■ Instructions to follow:
Repeat exactly, please, the lines that begin at the start of the listing and end at the line holding "W, H = 602, 662".

■ The data:
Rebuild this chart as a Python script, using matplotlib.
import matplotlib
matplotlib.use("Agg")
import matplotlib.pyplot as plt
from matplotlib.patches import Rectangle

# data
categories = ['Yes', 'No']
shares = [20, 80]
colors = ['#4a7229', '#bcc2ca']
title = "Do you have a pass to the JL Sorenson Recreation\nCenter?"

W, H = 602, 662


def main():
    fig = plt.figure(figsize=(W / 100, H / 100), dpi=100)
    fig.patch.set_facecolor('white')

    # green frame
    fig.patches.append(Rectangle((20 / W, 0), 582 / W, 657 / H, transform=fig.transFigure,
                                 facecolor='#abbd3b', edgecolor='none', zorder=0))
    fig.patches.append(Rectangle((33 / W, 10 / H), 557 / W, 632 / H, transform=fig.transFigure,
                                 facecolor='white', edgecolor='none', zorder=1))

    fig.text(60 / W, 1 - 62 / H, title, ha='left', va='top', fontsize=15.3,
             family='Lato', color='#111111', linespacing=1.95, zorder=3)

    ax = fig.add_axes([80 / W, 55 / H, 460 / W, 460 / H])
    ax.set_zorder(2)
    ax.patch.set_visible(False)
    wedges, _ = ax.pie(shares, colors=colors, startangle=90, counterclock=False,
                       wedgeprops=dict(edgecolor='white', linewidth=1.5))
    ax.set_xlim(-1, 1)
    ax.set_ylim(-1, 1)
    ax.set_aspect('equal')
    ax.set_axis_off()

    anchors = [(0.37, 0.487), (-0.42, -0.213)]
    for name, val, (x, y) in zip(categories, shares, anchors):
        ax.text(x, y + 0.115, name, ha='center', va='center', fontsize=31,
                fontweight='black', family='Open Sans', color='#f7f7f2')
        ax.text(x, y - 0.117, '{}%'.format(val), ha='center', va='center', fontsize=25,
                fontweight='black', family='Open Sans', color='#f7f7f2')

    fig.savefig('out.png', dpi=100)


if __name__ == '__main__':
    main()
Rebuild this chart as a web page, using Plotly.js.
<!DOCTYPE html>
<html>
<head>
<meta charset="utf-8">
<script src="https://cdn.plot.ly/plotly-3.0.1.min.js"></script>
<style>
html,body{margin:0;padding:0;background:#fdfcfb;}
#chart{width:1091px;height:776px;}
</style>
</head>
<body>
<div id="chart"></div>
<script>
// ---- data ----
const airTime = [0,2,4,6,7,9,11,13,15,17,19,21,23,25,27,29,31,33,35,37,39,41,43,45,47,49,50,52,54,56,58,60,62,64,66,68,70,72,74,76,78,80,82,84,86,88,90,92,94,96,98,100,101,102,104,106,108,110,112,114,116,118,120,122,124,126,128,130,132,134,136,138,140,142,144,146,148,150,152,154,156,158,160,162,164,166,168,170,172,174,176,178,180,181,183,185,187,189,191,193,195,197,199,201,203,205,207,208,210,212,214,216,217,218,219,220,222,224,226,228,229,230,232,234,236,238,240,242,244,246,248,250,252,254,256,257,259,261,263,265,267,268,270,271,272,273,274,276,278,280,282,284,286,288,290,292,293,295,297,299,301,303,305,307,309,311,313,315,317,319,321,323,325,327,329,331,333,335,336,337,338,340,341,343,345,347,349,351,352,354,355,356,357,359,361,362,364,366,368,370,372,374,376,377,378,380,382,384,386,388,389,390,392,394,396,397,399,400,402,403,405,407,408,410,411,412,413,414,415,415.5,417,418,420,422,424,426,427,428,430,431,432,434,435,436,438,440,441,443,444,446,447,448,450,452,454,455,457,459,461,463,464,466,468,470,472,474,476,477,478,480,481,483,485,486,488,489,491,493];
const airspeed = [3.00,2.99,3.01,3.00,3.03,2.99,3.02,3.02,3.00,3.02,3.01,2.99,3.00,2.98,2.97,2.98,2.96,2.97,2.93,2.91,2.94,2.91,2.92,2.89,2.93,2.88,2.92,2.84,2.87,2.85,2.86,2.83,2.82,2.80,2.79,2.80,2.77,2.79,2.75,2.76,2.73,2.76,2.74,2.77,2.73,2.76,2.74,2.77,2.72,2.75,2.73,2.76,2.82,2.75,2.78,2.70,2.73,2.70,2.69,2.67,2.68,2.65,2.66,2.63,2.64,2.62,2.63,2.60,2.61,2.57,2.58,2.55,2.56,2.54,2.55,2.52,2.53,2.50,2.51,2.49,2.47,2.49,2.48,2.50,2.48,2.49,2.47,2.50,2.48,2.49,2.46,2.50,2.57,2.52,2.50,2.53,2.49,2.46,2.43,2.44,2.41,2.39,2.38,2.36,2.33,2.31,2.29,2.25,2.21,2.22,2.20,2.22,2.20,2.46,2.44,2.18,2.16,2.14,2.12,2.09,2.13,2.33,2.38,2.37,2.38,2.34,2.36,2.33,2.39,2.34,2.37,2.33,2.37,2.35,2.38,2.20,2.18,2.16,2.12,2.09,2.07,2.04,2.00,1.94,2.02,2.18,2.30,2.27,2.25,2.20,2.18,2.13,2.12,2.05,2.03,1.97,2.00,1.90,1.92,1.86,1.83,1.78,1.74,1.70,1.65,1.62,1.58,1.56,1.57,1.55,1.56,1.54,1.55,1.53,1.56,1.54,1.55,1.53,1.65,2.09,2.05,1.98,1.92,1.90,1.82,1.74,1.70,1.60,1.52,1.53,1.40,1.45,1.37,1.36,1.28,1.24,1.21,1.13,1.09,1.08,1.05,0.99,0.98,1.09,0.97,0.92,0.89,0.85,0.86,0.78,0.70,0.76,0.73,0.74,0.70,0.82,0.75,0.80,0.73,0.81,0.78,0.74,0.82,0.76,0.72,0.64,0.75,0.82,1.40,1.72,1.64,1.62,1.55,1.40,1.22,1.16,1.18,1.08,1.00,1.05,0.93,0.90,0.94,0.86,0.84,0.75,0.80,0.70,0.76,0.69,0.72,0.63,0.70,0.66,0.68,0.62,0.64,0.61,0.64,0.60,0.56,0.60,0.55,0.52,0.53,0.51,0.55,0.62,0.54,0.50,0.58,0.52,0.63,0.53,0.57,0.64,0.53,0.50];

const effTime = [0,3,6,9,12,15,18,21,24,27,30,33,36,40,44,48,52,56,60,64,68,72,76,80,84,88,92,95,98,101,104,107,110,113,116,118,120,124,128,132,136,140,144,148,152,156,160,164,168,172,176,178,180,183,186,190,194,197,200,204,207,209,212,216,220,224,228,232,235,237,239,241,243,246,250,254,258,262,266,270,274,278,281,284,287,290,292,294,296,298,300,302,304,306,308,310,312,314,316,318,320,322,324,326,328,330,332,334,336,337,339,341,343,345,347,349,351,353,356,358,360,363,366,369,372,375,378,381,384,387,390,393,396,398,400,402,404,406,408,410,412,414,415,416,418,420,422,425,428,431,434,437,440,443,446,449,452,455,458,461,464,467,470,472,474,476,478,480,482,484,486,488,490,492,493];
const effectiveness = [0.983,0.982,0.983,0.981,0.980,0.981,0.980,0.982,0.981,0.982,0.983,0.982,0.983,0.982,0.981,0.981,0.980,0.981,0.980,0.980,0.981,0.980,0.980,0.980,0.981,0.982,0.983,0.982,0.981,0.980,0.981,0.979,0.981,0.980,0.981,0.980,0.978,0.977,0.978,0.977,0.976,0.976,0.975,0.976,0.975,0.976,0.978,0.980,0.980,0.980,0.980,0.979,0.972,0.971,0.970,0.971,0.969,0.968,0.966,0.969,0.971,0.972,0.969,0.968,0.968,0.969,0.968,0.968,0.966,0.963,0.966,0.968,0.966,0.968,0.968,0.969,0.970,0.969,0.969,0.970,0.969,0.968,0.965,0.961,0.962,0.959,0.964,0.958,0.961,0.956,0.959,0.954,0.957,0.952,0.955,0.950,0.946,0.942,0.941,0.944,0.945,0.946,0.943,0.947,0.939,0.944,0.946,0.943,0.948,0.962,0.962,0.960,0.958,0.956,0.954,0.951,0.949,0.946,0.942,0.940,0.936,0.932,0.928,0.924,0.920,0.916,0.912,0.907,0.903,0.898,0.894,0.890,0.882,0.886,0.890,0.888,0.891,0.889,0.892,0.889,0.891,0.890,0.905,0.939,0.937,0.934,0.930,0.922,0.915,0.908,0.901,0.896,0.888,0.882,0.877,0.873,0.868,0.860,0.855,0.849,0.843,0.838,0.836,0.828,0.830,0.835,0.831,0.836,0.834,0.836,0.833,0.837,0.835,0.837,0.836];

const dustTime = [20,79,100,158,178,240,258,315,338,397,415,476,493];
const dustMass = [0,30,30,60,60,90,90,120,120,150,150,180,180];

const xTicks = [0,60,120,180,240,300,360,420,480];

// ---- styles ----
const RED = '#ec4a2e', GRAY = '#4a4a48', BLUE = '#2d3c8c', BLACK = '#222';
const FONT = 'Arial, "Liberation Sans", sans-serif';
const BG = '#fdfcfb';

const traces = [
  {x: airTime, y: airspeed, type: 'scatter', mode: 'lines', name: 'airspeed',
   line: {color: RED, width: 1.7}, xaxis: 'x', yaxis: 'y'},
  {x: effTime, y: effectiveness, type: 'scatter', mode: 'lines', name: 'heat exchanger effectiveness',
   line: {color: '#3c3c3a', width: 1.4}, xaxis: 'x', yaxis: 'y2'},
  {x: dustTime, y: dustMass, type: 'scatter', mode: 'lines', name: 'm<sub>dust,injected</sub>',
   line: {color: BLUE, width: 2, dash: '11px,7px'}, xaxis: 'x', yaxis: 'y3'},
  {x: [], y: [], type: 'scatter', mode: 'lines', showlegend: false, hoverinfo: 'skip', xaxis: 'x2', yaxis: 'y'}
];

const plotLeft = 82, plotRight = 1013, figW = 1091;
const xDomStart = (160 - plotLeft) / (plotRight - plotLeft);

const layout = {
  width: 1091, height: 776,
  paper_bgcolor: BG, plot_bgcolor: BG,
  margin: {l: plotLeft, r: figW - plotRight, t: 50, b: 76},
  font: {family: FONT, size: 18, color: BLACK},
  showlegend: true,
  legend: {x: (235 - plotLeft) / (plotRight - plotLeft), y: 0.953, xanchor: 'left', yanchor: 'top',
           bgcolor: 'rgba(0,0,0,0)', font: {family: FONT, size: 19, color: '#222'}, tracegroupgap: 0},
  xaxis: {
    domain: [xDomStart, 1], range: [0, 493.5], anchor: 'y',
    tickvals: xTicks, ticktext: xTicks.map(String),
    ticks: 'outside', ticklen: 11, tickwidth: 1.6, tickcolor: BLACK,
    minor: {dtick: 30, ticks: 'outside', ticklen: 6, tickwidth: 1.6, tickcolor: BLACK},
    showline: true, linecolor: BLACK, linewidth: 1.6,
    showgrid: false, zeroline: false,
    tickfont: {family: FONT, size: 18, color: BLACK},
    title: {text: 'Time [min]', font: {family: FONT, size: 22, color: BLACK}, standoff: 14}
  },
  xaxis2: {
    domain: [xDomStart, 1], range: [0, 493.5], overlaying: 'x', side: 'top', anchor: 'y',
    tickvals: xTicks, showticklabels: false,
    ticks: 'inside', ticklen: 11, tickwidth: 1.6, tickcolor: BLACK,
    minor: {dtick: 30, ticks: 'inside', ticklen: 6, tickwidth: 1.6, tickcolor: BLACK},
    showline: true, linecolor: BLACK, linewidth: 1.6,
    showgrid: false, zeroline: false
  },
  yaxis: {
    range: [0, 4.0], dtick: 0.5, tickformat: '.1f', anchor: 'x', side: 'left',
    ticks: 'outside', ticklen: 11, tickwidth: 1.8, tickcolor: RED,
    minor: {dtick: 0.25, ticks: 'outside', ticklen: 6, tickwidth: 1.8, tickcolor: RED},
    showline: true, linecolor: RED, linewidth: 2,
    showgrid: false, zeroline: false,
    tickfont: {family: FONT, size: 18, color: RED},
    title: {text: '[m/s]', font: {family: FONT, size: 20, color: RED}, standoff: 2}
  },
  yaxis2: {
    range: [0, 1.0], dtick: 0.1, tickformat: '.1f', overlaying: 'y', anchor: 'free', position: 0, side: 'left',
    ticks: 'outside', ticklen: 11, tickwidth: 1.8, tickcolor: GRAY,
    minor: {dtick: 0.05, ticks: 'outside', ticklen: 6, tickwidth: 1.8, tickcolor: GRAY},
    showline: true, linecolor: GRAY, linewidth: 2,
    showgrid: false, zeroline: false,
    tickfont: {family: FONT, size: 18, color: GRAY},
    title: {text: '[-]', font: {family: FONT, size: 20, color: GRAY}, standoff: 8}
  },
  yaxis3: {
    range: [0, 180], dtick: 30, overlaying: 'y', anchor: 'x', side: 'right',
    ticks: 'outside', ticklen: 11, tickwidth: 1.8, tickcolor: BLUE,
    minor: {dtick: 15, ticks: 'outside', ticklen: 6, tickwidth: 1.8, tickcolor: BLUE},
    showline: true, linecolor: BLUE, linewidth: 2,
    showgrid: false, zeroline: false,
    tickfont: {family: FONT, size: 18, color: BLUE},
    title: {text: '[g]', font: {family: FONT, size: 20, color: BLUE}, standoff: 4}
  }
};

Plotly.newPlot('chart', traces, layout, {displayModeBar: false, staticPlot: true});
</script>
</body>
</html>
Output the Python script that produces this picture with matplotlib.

■ Solution for this problem:
Rebuild this chart as a Python script, using matplotlib.
import matplotlib
matplotlib.use("Agg")
import matplotlib.pyplot as plt
from matplotlib.patches import Rectangle

# data
categories = ['Yes', 'No']
shares = [20, 80]
colors = ['#4a7229', '#bcc2ca']
title = "Do you have a pass to the JL Sorenson Recreation\nCenter?"

W, H = 602, 662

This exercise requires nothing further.